To understand how it works, Zenit employed an air cannon that he uses in his classes to teach students about drag and other forces that are important in fluid dynamics. He and his team loaded the cannon with squash balls and aimed it toward the corner of a room, near where the wall and floor meet. They fired balls at different speeds, angles and spots on the wall to get a sense of the conditions necessary for the nick shot to occur. They even varied the temperature of the ball, which affects its bounciness when it contacts the wall. 
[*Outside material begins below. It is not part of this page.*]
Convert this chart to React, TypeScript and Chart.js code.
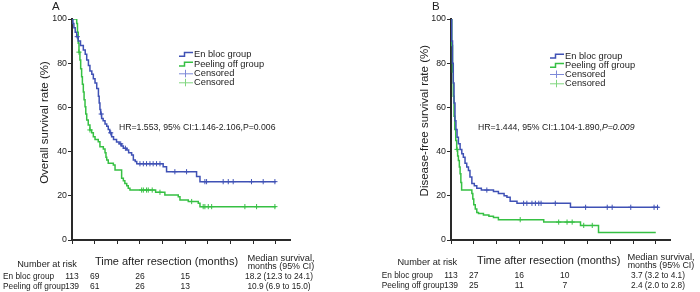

Once they had a visual sense of what was happening, the team turned to Haneesh Kesari, an associate professor in Brown’s School of Engineering, for help modeling the phenomenon mathematically. Kesari, an expert in contact, adhesion and fracture of solids, has worked extensively to model forces in the brain associated with blows to the head. Zenit thought his work in contact mechanics might be useful in understanding the nick. 

“He looked at the videos and told me, ‘I know what’s happening,’” Zenit said. “So we developed a mathematical model explaining it.”

The model revealed that the nick shot happens when the ball maintains contact with the wall long enough to roll down the wall and contact the floor. 

“When the ball touches the floor while it’s still rolling down the wall, the floor introduces a new force that imposes a roll in the opposite direction,” Zenit explained. “The result is a mechanical frustration where the forces basically cancel each other out and the ball just gets stuck.”

For squash players, the findings suggest a strategy for increasing the likelihood of a nick: Hit the ball hard and with a bit of topspin. The speed of the ball increases the contact time with the wall, giving it more time to roll toward the floor. The topspin could enhance the roll, producing a greater range speeds with potential for a nick. 

The model has implications off the squash court as well, according to Zenit. 

“There may be situations where you want to dampen or frustrate a certain motion in a mechanical system,” he said. “This is a way of doing that. You could also do the opposite. You might be trying to prevent something from getting stuck, and this shows a way to avoid it.”

But Zenit says the real goal of the work is to demonstrate the power of science to explain the world. He works with an organization in Providence, Rhode Island called Squashbusters, which aims to build a community for kids — many from underserved groups — around the game of squash. In addition to playing the game, participants get homework help, guidance on planning for college, and character-building activities through community service. 

“This was really just an opportunity to connect squash with what we do as engineers,” Zenit said, “and to plant the seed in their in their brilliant minds that maybe they can be engineers, too.”